3. La deuda pendiente
Pasa que, la Sala Constitucional en su sentencia 2010-11352 advirtió al Poder Legislativo la continuidad del vacío jurídico -ausencia de causales expresas- para que las diputaciones pudieran ser sancionadas por violación al deber de probidad, y perder eventualmente su credencial. De ahí que le otorgó 36 meses para que reformara parcialmente la Constitución y enmendara su reglamento.
Lo primero ocurrió hasta el año 2018 con el dictado de la Ley No. 9571, que adicionó un párrafo final al artículo 112 constitucional, que somete a estos “representantes” del pueblo a la probidad y pérdida de credencial si la incumplen, “…en los casos y de acuerdo con los procedimientos que establezca una ley que se aprobará por dos tercios del total de los miembros de la Asamblea…”.
Es decir, la efectividad de la indicada reforma constitucional quedó condicionada a la aprobación de una ley especial que ha de ser votada por una mayoría calificada que hoy – cerca de 7 años después- existe, pero para no aprobarla.
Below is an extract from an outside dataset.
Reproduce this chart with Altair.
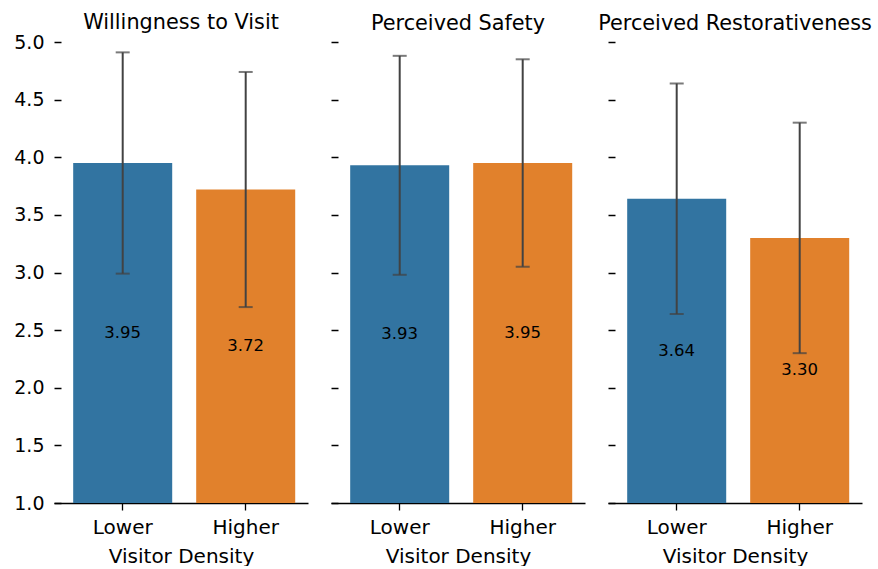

Tampoco esa Asamblea ha modificado su reglamento como lo dijo la Sala Cuarta en la citada sentencia de hace 15 años, para disciplinar a sus integrantes improbos.
Tal mora legislativa -por decir lo menos- en una materia decisiva para cualquier país democrático, decente y desarrollado, en el dictado de una regulación básica y precisa sobre la evidente obligación de probidad de las diputaciones, so pena de perder su credencial, estaría truncando el poder sancionatorio en su contra.
Piénsese, por ejemplo, que algunas diputaciones se involucren indebidamente en una contratación pública estratégica para el país, o que realicen actos que puedan favorecer ilegítimamente a un potencial proveedor en detrimento de aquellos principios y de la probidad, porque sabrían o alegarían que su sanción -por esa vía- estaría sujeta a que se promulgue la ley prevista por la mencionada reforma constitucional, o se enmiende el reglamento legislativo.
Lo cierto es que continúa sin pasar nada en la Asamblea, que permita pensar que hay interés real, actual y mayoritario en normar ágilmente su deber de probidad, y esta deuda podría cobrarla -ojalá- una más consciente ciudadanía al decidir su voto el 01 de febrero de 2026.